Poster Paper: The Child Opportunity Index 2.0

Saturday, November 9, 2019
Plaza Building: Concourse Level, Plaza Exhibits (Sheraton Denver Downtown)

*Names in bold indicate Presenter

Dolores Acevedo-Garcia, Erin Hardy, Nancy McArdle, Nick Huntington and Clemens Noelke, Brandeis University


Researchers are only beginning to understand the multiple pathways through which neighborhoods influence child development and long-term outcomes. To address the need for a neighborhood-level metric and data resource that captures the many ways through which neighborhoods affect children, diversitydatakids.org and the Kirwan Institute at Ohio State have developed the Child Opportunity Index (COI).

COI 2.0 builds on and supersedes the initial 2014 release of the index (COI 1.0, available at diversitydatakids.org). It is a census tract level composite index, combining information from 26 indicators covering three domains of opportunity (education, health and environment, and socioeconomic).
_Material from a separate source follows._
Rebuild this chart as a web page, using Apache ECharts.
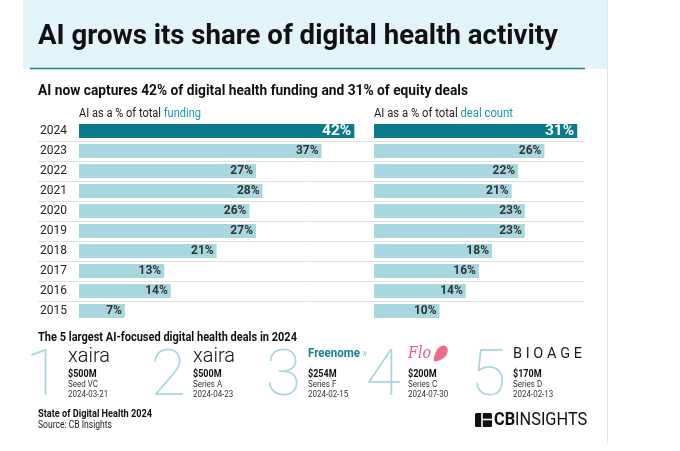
<!DOCTYPE html>
<html>
<head>
<meta charset="utf-8">
<script src="https://cdn.jsdelivr.net/npm/echarts@6/dist/echarts.min.js"></script>
<style>
html,body{margin:0;padding:0;background:#fff;}
#chart{width:680px;height:451px;}
</style>
</head>
<body>
<div id="chart"></div>
<script>
// ---- data ----
const years = ['2024','2023','2022','2021','2020','2019','2018','2017','2016','2015'];
const fundingShare = [42,37,27,28,26,27,21,13,14,7];
const dealShare = [31,26,22,21,23,23,18,16,14,10];
const dealRanks = ['1','2','3','4','5'];
const dealCompanies = ['xaira','xaira','Freenome','Flo','BIOAGE'];
const dealAmounts = ['$500M','$500M','$254M','$200M','$170M'];
const dealRounds = ['Seed VC','Series A','Series F','Series C','Series D'];
const dealDates = ['2024-03-21','2024-04-23','2024-02-15','2024-07-30','2024-02-13'];
const titleText = 'AI grows its share of digital health activity';
const subtitleText = 'AI now captures 42% of digital health funding and 31% of equity deals';
const leftLabel = ['AI as a % of total ', 'funding'];
const rightLabel = ['AI as a % of total ', 'deal count'];
const dealsHeading = 'The 5 largest AI-focused digital health deals in 2024';
const footer1 = 'State of Digital Health 2024';
const footer2 = 'Source: CB Insights';

// ---- style ----
const FF = 'Roboto';
const DARK = '#0b7a8b';
const LIGHT = '#a9d7df';
const TEAL_TXT = '#1b96aa';
const RANK = '#a9d6df';

const cv = document.createElement('canvas').getContext('2d');
function mw(text, font){ cv.font = font; return cv.measureText(text).width; }
function fnt(size, weight, style){ return (style||'normal') + ' ' + (weight||'normal') + ' ' + size + 'px ' + FF; }

const graphics = [];
function txt(x, y, text, size, weight, color, opts){
  opts = opts || {};
  const font = (opts.style||'normal') + ' ' + (weight||'normal') + ' ' + size + 'px ' + (opts.family||FF);
  let sx = opts.scale || 1;
  if (opts.width) sx = opts.width / mw(text, font);
  graphics.push({type:'text', x:x, y:y, scaleX:sx, z:10,
    style:{text:text, font:font, fill:color, align:opts.align||'left', verticalAlign:'middle'}});
  return mw(text, font) * sx;
}
function twoPart(x, y, parts, size, color2, totalWidth){
  const f = fnt(size, 'normal');
  const s = totalWidth / mw(parts[0] + parts[1], f);
  const wa = txt(x, y, parts[0], size, 'normal', '#222', {scale:s});
  txt(x + wa, y, parts[1], size, 'normal', color2, {scale:s});
}

// header
graphics.push({type:'rect', z:-1, shape:{x:23,y:0,width:584,height:69}, style:{fill:'#e3f4f8'}});
graphics.push({type:'line', z:1, shape:{x1:607.5,y1:0,x2:607.5,y2:443}, style:{stroke:'#e4e4e4',lineWidth:1}});
graphics.push({type:'line', z:1, shape:{x1:30,y1:68.5,x2:585,y2:68.5}, style:{stroke:'#1d7f8f',lineWidth:1.6}});
txt(38, 37, titleText, 28, 'bold', '#111', {width:520});
txt(38, 91, subtitleText, 15, 'bold', '#111', {width:430});

// panel labels
twoPart(79, 114, leftLabel, 12.5, TEAL_TXT, 122);
twoPart(374, 114, rightLabel, 12.5, TEAL_TXT, 139);

// deals section
txt(38, 338, dealsHeading, 13, 'bold', '#111', {width:259});
const colX = [68, 193, 308, 408, 513];
for (let i = 0; i < 5; i++) {
  txt(colX[i] - 7, 379, dealRanks[i], 65, 100, RANK, {align:'right'});
  txt(colX[i], 385, dealRounds[i], 9.5, 'normal', '#333', {scale:0.84});
  txt(colX[i], 395, dealDates[i], 9.5, 'normal', '#333', {scale:0.84});
  txt(colX[i], 374, dealAmounts[i], 10.5, 'bold', '#111', {scale:0.86});
}
// company logos (as text)
txt(colX[0], 357, dealCompanies[0], 21, 300, '#111', {scale:0.95});
txt(colX[1], 357, dealCompanies[1], 21, 300, '#111', {scale:0.95});
let wf = txt(colX[2], 354, dealCompanies[2], 12.5, 'bold', '#1b8092', {width:52});
txt(colX[2] + wf + 2, 354, '»', 12, 'normal', '#8cc8d1');
txt(colX[3], 354, dealCompanies[3], 17, 'normal', '#ef5a7c', {style:'italic', family:'DejaVu Serif', width:23});
graphics.push({type:'polygon', z:10, shape:{smooth:0.35, points:[[434,361],[435.5,353],[439,347.5],[444,345.5],[447.5,348.5],[446.5,355],[441,359.5]]}, style:{fill:'#f06a8a'}});
(function(){
  const word = dealCompanies[4];
  const f = fnt(14.5, 'normal');
  let sum = 0; const ws = [];
  for (const ch of word) { const w = mw(ch, f); ws.push(w); sum += w; }
  const gap = (69 - sum) / (word.length - 1);
  let x = colX[4];
  [...word].forEach((ch, k) => { txt(x, 354, ch, 14.5, 'normal', '#1a1a1a'); x += ws[k] + gap; });
})();

// footer
txt(38, 414, footer1, 10.5, 'bold', '#111', {width:114});
txt(38, 425, footer2, 10.5, 'normal', '#222', {width:74});
// CB Insights logo
graphics.push({type:'rect', z:10, shape:{x:475,y:413,width:17,height:14,r:1.5}, style:{fill:'#111'}});
graphics.push({type:'line', z:11, shape:{x1:482,y1:413,x2:482,y2:427}, style:{stroke:'#fff',lineWidth:1.6}});
graphics.push({type:'line', z:11, shape:{x1:482,y1:419.5,x2:492,y2:419.5}, style:{stroke:'#fff',lineWidth:1.6}});
let wcb = txt(494, 420.5, 'CB', 19, 'bold', '#111', {scale:0.86});
txt(494 + wcb, 420.5, 'INSIGHTS', 19, 'normal', '#111', {scale:0.86});

function barData(vals){
  return vals.map((v, i) => i === 0 ? {
    value: v,
    itemStyle: {color: DARK},
    label: {color: '#fff', fontSize: 15.5, fontWeight: 'bold'}
  } : v);
}

const chart = echarts.init(document.getElementById('chart'), null, {renderer:'canvas'});
chart.setOption({
  animation: false,
  backgroundColor: '#fff',
  textStyle: {fontFamily: FF},
  grid: [
    {left: 38, top: 121, width: 547, height: 200},
    {left: 79, top: 121, width: 295, height: 200},
    {left: 374, top: 121, width: 295, height: 200}
  ],
  xAxis: [
    {gridIndex: 0, type: 'value', show: false, min: 0, max: 1},
    {gridIndex: 1, type: 'value', show: false, min: 0, max: 45},
    {gridIndex: 2, type: 'value', show: false, min: 0, max: 45}
  ],
  yAxis: [
    {gridIndex: 0, type: 'category', data: years, inverse: true,
     axisLine: {show: false}, axisTick: {show: false},
     splitLine: {show: true, showMinLine: false, showMaxLine: false, lineStyle: {color: '#e2e2e2', width: 1}},
     axisLabel: {inside: true, margin: 2, color: '#222', fontSize: 12, fontFamily: FF}},
    {gridIndex: 1, type: 'category', data: years, inverse: true, show: false},
    {gridIndex: 2, type: 'category', data: years, inverse: true, show: false}
  ],
  series: [
    {type: 'bar', name: 'funding', xAxisIndex: 1, yAxisIndex: 1, data: barData(fundingShare),
     barWidth: 14, itemStyle: {color: LIGHT},
     label: {show: true, position: 'insideRight', distance: 3, formatter: '{c}%', color: '#333', fontSize: 12, fontWeight: 'bold', fontFamily: FF}},
    {type: 'bar', name: 'deal count', xAxisIndex: 2, yAxisIndex: 2, data: barData(dealShare),
     barWidth: 14, itemStyle: {color: LIGHT},
     label: {show: true, position: 'insideRight', distance: 3, formatter: '{c}%', color: '#333', fontSize: 12, fontWeight: 'bold', fontFamily: FF}}
  ],
  graphic: graphics
});
</script>
</body>
</html>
Nearly half of the included indicators are based on the ACS. It covers all census tracts in the 100 largest metro areas for 2010 and 2015 and allows users to study determinants, levels, trends and inequalities in child opportunity within and across metro areas and over time.

The COI is unique with respect to its focus on multidimensional neighborhood features relevant for children and indicators unavailable elsewhere, such as tract-level measures of school achievement. It has drawn users from diverse sectors and communities, and has been used by local service providers, community organizations, media, researchers, policymakers, planners, and national equity-focused organizations to increase awareness of equity and promote community discussions, target services and programs, better understand the connections between neighborhoods and health, and inform needs assessments, resource allocation, and policy development.

Indicators in the education domain capture the quality of learning context from pre-kindergarten to high school. Health and environment indicators measure access to health care and healthy environments. Socio-economic indicators capture economic opportunities and resources. The indicators are combined into domain-specific scores and an aggregate score using empirical weights. These weights are constructed as a function of the respective indicators’ associations with long-term socio-economic outcomes from the Opportunity Atlas and child health outcomes from the 500 Cities Project.

The COI 2.0 will be accessible via a web application allowing users to visually explore the COI in their communities and across the US, and a database that provides a single, harmonized source of indicators of child opportunity that are comparable across space and time.